Pyeongchang Course Preparation View #2 – January 31st.

We have been here for 10 days  and have settled into a nice routine that is about to change. Until today venue has been  officially closed to skiers and most  of our work has been during the day. A relaxed 9:00am start with a meeting with John Arlberg and the Korean Groomers. Philippe who is the Sport Managers assistant acts as a translator. Communication is slow and difficult.

Tonight is the security sweep where everyone and every vehicle has to be off all three venues. The Police or Military with their complement of sniffer dogs will come in and ensure the venue is clear and safe for all of us. All the venues open to Athletes, Coaches, Waxing teams tomorrow morning. The weather has remained cold, clear with very low humidity. Fingers crossed, this pattern continues…

We are grooming all of the race courses daily and still tweaking track setting patterns, scrub zones etc. On every lap through the stadium area someone is urgently waving one of us over to fill this or level that. This week  we have done course and stadium set up simulations for a variety of events. Nice to practice and work together with the stadium crew. It is their job to let us know where they want all of the start, finish, and lap lane tracks. Their method of providing straight lines for us to follow, is to stretch out their long tape measure and then scratch a line with their boot beside it. We then follow that line to set straight tracks. A little rudimentary but it seems to work. At the Whistler Olympics we used a laser beam.

Last week while they were installing the camera track which parallels the finish they realized that the stadium was between 15 to 30 cms. too high. The shaving down of the snow has been completed with  the excess snow spread out on the first climb. We are still working on getting the stadium perfectly flat.  It is on the “list” again for us tonight J

Also on the list is to form and build ski depot areas and wax test tracks. Ski depots are flat, off course areas where wax techs can spread out their quivers of test skis all prepared with various base structures and wax selections. Test tracks are a pair of descending classic tracks where 2 techs can glide downhill beside each other and determine which skis are faster. The first group of Norwegian wax tech team is already onsite and is providing great feedback.

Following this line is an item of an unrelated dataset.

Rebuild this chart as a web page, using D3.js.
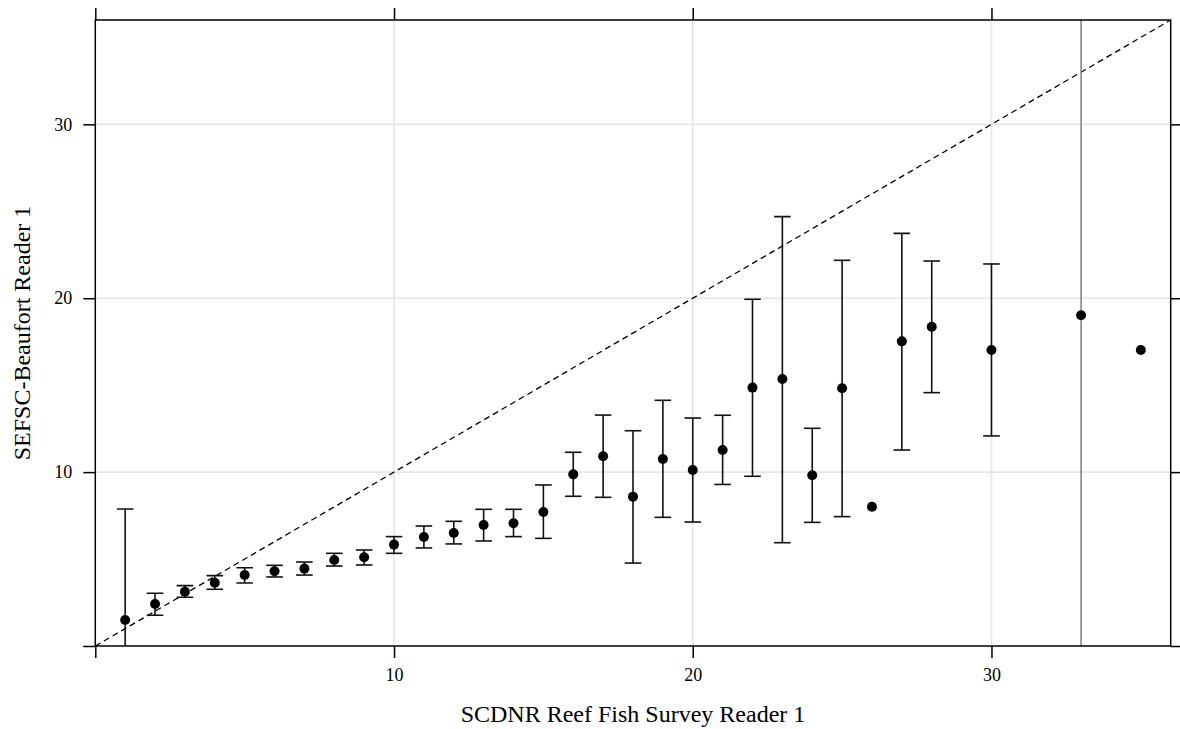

A few nights ago I had my first Olympic nightmare moment when I clipped a high pressure snowmaking airline with the corner of the tiller combing as I was backing up a hill. I was certain I had broken the hydrant clear off which would have resulting in shutting the system down. Dave Mallory and Ken Lindfors are a long way away to ask for help! Thankfully I just knocked open the valve releasing a jet of high pressure air and making a frightful  noise. All good once we turned off that valve.  Mental note….that valve is right beside the trail! I have renamed that wax test zone as Hydrant Hill.

In my previous note I missed the word “meters”, when I mentioned the 150,000 to 200,000 cubic “meters” of snow on the XC Venue. That translates into approximately 100 million liters of water or the equivalent of 40 Olympic sized swimming pools. Hopefully Cape Town in South Africa doesn’t hear about that.

Have a successful Easterns and Level 3 Officials Course this weekend at Nakkertok!